Written exercise: Copy each line of the data below with the word "that".

Dataset excerpts:
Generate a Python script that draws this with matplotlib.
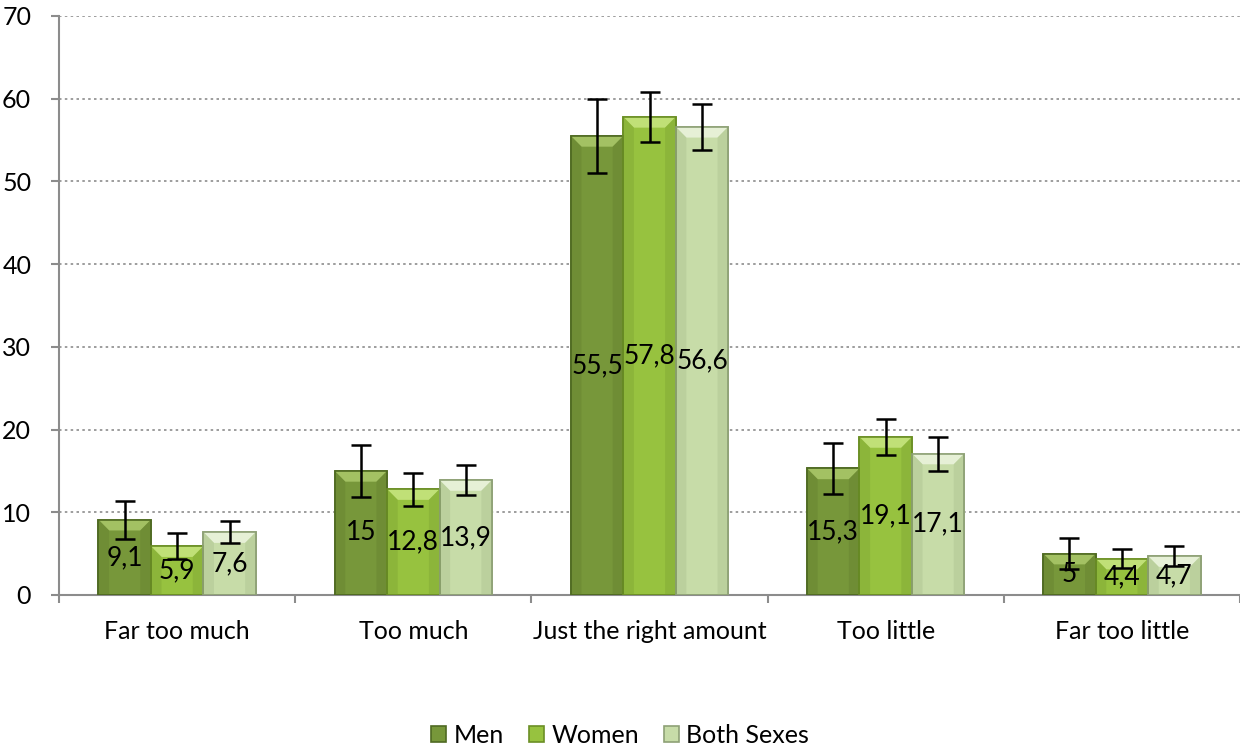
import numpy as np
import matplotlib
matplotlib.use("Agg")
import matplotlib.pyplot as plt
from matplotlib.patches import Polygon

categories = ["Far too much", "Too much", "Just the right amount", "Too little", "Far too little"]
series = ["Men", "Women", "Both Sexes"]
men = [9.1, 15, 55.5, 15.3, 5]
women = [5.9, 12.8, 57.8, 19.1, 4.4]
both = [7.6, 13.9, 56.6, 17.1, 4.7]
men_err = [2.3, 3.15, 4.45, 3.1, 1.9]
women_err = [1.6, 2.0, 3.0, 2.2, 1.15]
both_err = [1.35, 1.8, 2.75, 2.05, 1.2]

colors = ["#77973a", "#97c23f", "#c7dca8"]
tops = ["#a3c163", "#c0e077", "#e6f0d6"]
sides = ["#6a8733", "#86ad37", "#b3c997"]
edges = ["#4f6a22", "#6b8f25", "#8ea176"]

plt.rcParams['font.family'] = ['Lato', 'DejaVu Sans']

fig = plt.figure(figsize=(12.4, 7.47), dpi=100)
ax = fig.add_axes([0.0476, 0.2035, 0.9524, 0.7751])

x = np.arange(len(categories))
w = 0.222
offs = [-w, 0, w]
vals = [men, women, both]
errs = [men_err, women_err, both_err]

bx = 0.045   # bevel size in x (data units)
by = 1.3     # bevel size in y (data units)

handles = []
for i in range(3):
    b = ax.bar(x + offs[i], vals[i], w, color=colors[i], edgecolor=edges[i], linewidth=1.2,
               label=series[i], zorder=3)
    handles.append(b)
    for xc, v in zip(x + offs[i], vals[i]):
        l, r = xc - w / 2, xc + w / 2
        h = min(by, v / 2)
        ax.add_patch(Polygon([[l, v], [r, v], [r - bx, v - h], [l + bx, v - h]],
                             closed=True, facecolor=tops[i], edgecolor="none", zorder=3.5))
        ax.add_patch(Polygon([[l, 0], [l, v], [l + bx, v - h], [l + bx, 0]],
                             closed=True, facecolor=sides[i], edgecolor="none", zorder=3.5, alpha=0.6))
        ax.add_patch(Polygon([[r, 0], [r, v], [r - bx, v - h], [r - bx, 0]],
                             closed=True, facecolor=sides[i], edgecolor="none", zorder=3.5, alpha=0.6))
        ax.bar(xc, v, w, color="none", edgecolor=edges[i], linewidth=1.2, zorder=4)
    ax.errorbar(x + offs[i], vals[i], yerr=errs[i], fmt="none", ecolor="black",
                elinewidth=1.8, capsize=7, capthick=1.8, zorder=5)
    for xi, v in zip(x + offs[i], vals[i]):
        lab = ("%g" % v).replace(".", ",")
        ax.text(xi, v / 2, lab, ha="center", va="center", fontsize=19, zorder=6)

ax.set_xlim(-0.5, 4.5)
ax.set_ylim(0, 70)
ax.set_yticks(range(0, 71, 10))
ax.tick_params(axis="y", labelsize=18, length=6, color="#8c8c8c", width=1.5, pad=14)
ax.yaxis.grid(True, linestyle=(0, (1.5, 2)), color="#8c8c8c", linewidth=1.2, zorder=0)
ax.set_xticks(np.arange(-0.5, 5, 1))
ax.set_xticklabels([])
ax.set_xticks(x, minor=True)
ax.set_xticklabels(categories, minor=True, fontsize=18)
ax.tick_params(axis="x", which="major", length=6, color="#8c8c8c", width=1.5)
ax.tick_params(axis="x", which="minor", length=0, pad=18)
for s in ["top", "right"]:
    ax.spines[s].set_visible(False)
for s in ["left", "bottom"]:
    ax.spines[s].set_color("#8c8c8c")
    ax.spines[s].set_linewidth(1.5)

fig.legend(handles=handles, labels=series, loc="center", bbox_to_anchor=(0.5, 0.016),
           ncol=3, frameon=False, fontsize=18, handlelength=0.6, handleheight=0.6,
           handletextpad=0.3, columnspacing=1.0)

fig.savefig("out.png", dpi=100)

--

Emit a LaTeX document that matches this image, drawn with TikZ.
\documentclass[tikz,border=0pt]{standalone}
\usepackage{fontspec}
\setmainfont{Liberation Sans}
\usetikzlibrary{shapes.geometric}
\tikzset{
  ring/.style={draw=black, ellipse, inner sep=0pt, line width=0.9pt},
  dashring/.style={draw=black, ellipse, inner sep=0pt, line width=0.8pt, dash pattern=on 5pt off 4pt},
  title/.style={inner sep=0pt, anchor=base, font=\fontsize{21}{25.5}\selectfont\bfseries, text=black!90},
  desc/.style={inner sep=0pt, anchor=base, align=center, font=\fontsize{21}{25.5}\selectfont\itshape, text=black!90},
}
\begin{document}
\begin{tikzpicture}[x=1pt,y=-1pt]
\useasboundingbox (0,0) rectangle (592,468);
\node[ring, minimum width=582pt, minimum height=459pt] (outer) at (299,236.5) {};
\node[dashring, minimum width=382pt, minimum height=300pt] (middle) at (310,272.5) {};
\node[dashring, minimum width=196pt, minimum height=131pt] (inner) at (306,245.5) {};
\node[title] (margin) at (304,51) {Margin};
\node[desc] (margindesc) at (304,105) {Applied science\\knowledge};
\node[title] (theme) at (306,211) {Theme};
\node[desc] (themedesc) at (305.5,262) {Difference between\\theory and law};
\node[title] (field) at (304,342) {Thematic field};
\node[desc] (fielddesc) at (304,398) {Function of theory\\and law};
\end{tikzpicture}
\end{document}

Result:
Generate a Python script that draws this with matplotlib.
Emit a LaTeX document that matches this image, drawn with TikZ.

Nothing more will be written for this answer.